Back in Chicago, Goodlander Signs grew to three trucks, numerous employees, and a large number of block-and-tackle stages to paint signs on tall buildings. Jim plowed all his money back into the business. While he was broke, the future was bright. His two daughters were growing up straight and true; his new son was gaining his sea legs.
To amuse himself on long winter evenings after the kids were asleep, he’d pen stories for Yachting magazine about navigation and seamanship. My mother would hunt-and-peck over her rose-scented novel.
Every morning, he’d drive over a bridge on the Calumet Sag Channel and look down at a lovely 52-foot Alden schooner named Elizabeth. He’d raced against her many times. She was hauled out on a railway car. The graceful, carvel-planked wooden vessel, constructed in 1924 by Morse Brothers in Maine, was going through a major refit. All her hardware was off, and her rig was down. Off-site mechanics were working on her 25 hp Scripps gas engine and, not being sailors, had left some oily rags.

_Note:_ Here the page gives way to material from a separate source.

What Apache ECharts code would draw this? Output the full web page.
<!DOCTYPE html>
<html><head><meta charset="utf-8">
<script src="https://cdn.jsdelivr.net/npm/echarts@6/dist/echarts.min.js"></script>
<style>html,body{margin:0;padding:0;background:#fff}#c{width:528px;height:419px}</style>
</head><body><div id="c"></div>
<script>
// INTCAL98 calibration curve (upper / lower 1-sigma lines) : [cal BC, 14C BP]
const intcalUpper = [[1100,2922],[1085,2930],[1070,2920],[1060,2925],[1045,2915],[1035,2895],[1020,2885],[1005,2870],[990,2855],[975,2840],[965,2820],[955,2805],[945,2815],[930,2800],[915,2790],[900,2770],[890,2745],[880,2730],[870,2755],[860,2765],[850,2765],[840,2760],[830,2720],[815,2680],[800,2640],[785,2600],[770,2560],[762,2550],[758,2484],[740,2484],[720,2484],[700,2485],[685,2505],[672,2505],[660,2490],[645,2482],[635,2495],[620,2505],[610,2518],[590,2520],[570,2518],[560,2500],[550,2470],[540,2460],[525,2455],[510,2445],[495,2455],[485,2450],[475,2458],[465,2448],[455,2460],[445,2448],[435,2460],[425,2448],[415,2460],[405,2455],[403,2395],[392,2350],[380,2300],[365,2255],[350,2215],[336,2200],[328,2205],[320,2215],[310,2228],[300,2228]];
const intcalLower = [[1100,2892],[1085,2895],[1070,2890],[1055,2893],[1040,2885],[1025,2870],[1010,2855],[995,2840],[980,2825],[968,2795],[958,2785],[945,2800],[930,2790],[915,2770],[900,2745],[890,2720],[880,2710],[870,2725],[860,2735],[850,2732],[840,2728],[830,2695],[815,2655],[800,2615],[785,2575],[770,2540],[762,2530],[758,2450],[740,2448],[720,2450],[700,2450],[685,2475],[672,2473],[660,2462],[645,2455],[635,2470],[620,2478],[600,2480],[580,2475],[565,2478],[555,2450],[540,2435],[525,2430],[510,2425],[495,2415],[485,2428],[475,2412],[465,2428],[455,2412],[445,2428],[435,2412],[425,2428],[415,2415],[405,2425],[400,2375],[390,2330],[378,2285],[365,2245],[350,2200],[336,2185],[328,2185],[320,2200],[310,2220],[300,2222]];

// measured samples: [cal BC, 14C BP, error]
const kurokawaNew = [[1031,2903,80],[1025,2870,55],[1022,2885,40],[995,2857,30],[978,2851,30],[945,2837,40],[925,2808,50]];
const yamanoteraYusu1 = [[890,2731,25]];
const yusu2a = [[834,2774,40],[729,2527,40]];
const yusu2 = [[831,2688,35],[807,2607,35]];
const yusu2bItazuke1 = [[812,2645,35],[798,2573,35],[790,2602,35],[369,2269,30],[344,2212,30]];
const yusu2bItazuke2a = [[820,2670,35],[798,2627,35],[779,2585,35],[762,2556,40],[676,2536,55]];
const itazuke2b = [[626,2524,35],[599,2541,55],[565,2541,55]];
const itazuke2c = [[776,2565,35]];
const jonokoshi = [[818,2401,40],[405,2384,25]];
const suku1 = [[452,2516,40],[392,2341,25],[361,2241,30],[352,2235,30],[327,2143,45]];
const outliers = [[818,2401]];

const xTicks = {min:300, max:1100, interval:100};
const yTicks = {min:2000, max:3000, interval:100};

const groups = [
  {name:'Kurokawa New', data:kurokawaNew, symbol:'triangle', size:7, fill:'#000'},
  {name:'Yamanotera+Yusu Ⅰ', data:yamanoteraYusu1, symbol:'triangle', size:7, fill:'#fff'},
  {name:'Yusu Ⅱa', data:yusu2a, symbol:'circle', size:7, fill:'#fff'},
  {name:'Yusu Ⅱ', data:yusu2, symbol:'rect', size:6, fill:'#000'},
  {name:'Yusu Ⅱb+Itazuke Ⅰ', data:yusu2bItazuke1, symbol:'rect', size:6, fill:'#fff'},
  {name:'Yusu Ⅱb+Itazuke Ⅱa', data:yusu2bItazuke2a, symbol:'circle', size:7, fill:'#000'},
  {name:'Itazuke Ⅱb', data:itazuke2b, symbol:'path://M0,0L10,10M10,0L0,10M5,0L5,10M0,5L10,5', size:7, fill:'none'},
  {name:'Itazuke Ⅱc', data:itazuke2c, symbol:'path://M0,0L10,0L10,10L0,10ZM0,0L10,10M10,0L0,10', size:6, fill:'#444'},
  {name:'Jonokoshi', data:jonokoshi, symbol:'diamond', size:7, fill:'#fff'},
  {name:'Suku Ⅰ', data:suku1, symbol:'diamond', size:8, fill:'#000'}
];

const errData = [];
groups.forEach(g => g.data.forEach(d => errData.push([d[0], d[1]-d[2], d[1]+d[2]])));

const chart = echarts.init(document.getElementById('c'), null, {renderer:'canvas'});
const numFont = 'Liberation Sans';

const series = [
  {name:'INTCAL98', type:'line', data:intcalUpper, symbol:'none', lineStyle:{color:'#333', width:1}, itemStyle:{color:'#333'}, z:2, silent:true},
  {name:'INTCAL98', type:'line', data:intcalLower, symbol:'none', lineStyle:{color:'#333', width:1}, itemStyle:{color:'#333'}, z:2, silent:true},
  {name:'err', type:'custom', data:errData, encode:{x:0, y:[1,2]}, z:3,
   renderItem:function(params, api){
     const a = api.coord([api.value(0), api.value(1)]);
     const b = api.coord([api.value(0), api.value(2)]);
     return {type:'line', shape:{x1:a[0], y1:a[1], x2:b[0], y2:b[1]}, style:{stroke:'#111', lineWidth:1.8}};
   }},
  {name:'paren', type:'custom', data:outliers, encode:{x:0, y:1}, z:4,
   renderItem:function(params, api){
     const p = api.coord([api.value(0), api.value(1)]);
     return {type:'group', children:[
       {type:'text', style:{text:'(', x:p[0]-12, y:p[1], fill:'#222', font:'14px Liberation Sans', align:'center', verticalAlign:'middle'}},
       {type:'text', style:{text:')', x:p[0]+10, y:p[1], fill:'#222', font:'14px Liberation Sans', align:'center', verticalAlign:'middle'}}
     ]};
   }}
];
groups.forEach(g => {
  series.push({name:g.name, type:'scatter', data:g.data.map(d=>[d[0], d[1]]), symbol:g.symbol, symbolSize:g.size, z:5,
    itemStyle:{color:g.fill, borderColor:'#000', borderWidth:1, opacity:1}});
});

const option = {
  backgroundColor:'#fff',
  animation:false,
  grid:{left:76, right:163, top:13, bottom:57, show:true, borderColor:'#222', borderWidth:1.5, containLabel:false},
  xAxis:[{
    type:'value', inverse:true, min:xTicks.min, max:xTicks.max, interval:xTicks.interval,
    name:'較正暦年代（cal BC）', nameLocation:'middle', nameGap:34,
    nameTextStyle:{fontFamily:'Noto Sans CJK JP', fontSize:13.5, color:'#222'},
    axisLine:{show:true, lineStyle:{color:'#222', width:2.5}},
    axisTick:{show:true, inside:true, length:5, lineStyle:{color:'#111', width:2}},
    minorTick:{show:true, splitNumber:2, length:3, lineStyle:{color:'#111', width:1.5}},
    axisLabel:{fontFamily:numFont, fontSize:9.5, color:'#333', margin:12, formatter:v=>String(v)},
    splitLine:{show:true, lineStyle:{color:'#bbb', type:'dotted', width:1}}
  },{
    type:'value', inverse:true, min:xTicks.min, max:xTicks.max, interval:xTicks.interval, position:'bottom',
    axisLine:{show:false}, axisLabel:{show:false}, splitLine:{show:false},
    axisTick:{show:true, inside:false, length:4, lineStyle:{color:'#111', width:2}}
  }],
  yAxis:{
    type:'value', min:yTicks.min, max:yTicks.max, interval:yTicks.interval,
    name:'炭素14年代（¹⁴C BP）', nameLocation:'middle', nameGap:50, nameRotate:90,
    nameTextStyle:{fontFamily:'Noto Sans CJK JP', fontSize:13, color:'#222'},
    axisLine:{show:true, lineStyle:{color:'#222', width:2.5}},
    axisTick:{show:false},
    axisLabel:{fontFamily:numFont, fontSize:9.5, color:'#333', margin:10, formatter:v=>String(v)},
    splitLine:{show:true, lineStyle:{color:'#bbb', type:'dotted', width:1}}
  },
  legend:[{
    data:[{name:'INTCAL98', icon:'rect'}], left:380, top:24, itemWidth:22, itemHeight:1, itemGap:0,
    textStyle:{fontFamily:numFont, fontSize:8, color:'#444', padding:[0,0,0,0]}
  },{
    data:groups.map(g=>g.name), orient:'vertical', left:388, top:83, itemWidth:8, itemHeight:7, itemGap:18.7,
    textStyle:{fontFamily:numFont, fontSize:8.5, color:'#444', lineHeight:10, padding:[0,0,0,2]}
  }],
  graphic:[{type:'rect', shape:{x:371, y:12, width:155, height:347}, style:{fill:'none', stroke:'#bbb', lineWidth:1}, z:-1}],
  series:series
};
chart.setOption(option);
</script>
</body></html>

That night, Elizabeth partially burned—mostly her main cabin and deck amidships. Her owner, Lynn Williams of the Chicago Yacht Club, wanted her declared a total loss, but the insurance company wasn’t too sure. In order to free up the railway car to haul other boats, the Elizabeth was relaunched and, a few weeks later, sank at the dock.

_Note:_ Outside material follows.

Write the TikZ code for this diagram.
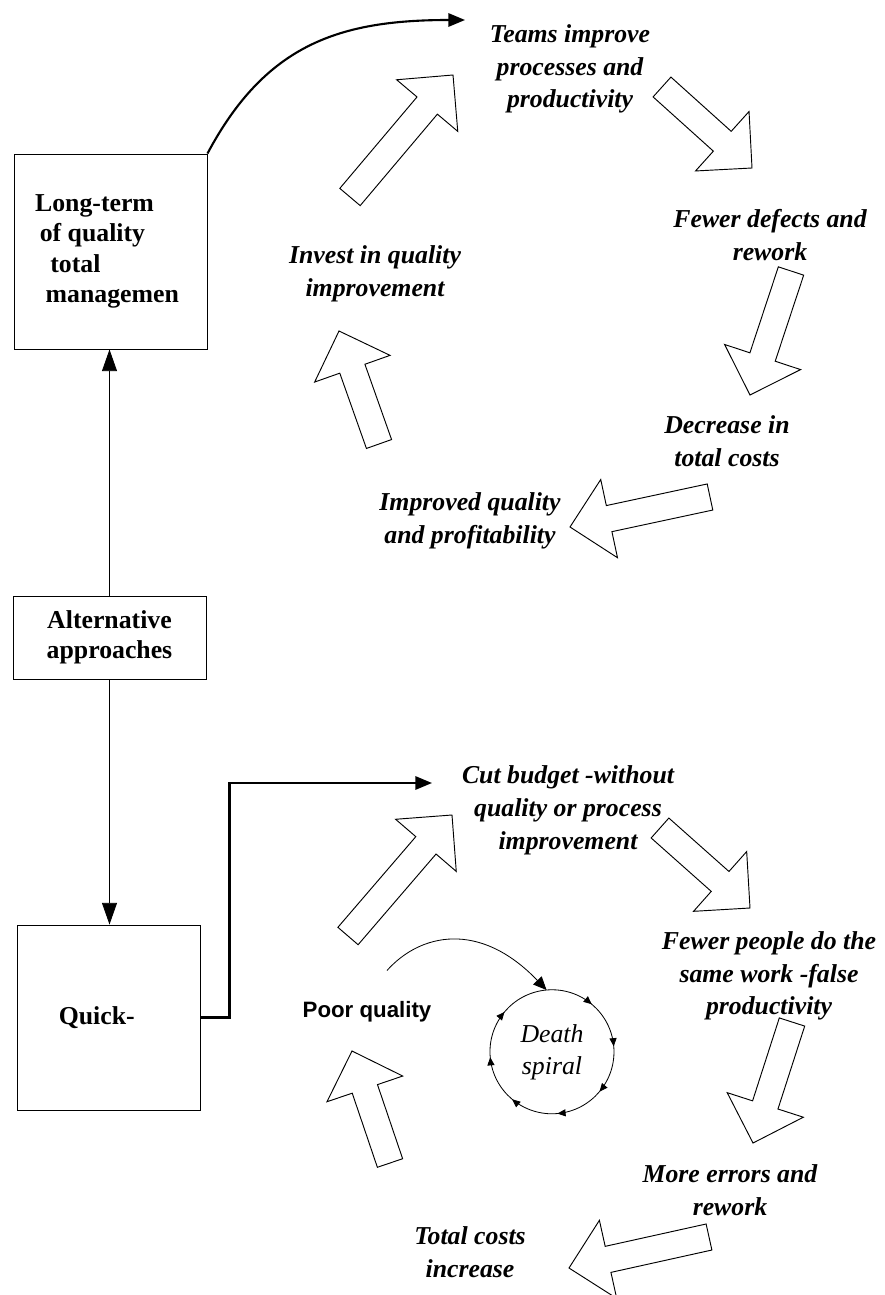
\documentclass[tikz,border=0pt]{standalone}
\usepackage{fontspec}
\setmainfont{Liberation Serif}
\newfontfamily\labelsans{Liberation Sans}
\usetikzlibrary{positioning,calc,arrows.meta,decorations.markings}

% hollow block arrow: tail centre, tip
\newcommand{\blockarrow}[2]{%
  \coordinate (bt) at (#1);
  \coordinate (bp) at (#2);
  \coordinate (bb) at ($(bp)!1.2cm!(bt)$);
  \draw[hollow] ($(bt)!0.4cm!90:(bp)$) -- ($(bb)!0.4cm!-90:(bt)$) -- ($(bb)!1.2cm!-90:(bt)$) -- (bp)
    -- ($(bb)!1.2cm!90:(bt)$) -- ($(bb)!0.4cm!90:(bt)$) -- ($(bt)!0.4cm!-90:(bp)$) -- cycle;}

\begin{document}
\begin{tikzpicture}[x=0.03cm,y=0.03cm,
    box/.style={draw,line width=0.8pt,inner sep=0pt,font=\fontsize{22}{26}\selectfont\bfseries},
    steplabel/.style={align=center,font=\fontsize{22}{28}\selectfont\bfseries\itshape},
    hollow/.style={draw,fill=white,line width=0.8pt,line join=miter},
    thinlink/.style={line width=0.7pt,-{Triangle[length=0.65cm,width=0.45cm]}},
    boldlink/.style={line width=1.8pt,-{Triangle[length=0.5cm,width=0.4cm]}}]

	\useasboundingbox (0,0) rectangle (884,-1295);

	% approach boxes
	\node[box,minimum width=5.79cm,minimum height=5.85cm,align=left] (longterm) at (110.5,-251.5)
		{Long-term\\\hspace*{4pt}of quality\\\hspace*{13pt}total\\\hspace*{9pt}managemen\hspace*{6pt}};
	\node[box,minimum width=5.79cm,minimum height=2.49cm,align=center] (alt) at (109.5,-637.5) {Alternative\\approaches};
	\node[box,minimum width=5.49cm,minimum height=5.55cm] (quick) at (108.5,-1017.5) {Quick-\hspace*{20pt}};

	% upper cycle
	\node[steplabel] (teams) at (570,-69) {Teams improve\\processes and\\productivity};
	\node[steplabel] (defects) at (770,-235) {Fewer defects and\\rework};
	\node[steplabel] (decrease) at (727,-441) {Decrease in\\total costs};
	\node[steplabel] (improved) at (470,-521) {Improved quality\\and profitability};
	\node[steplabel] (invest) at (375,-274) {Invest in quality\\improvement};

	% lower cycle
	\node[steplabel] (cut) at (568,-810) {Cut budget -without\\quality or process\\improvement};
	\node[steplabel] (people) at (769,-976) {Fewer people do the\\same work -false\\productivity};
	\node[steplabel] (errors) at (730,-1190) {More errors and\\rework};
	\node[steplabel] (totalcost) at (470,-1252) {Total costs\\increase};
	\node[font=\labelsans\fontsize{19}{23}\selectfont\bfseries] (poor) at (367,-1012) {Poor quality};
	\node[circle,minimum size=3.72cm,inner sep=0pt,align=center,font=\fontsize{22}{27}\selectfont\itshape] (spiral) at (552,-1052) {Death\\spiral};

	\foreach \tx/\ty/\px/\py in {350/197/453/75, 662/87/752/168, 791/271/750/395, 710/497/570/527, 379/444/339/331,
		348/936/452/815, 660/828/750/908, 792/1022/753/1143, 709/1237/569/1268, 390/1163/352/1051} {
		\blockarrow{\tx,-\ty}{\px,-\py}
	}

	\draw[line width=0.7pt,decoration={markings,mark=between positions 0.125 and 0.875 step 0.125 with {\arrow{Triangle[length=7pt,width=6pt]}}},
		postaction={decorate}] (spiral.95) arc[start angle=95,end angle=-265,radius=1.86cm];

	% connectors
	\draw[thinlink] (alt.north) -- (alt.north |- longterm.south);
	\draw[thinlink] (alt.south) -- (alt.south |- quick.north);
	\coordinate (teamsin) at (465,-20);
	\draw[boldlink] (longterm.north east) to[out=62,in=180,looseness=1.1] (teamsin);
	\coordinate (cutin) at (432,-783);
	\draw[boldlink] (quick.east) -- ++(29,0) |- (cutin);
	\coordinate (poortop) at ($(poor.north)+(20,27)$);
	\draw[line width=0.7pt,-{Triangle[length=0.4cm,width=0.35cm]}] (poortop) .. controls +(33,37) and +(-67,70) .. (spiral.95);
\end{tikzpicture}
\end{document}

The insurance company then declared her a total loss. The dockmaster wanted the use of his dock ASAP. And at this precise moment, my father came fishtailing into the shipyard in a cloud of dust, waving a hundred-dollar bill that he’d kept tucked in his wallet for exactly such a happy occasion. He screamed at the top of his lungs: “I’ll buy her! Right now! As is, where is!”
Yes, timing is everything. Fortune always favors the bold. Here, finally, was his escape pod. They’d never be able to lock him up again.
And that is the story of my childhood floating home—the noble vessel I grew up aboard for the first decade of watery life, and the twin ideals of hard work and independent action that so emboldened me from an early, salt-stained age.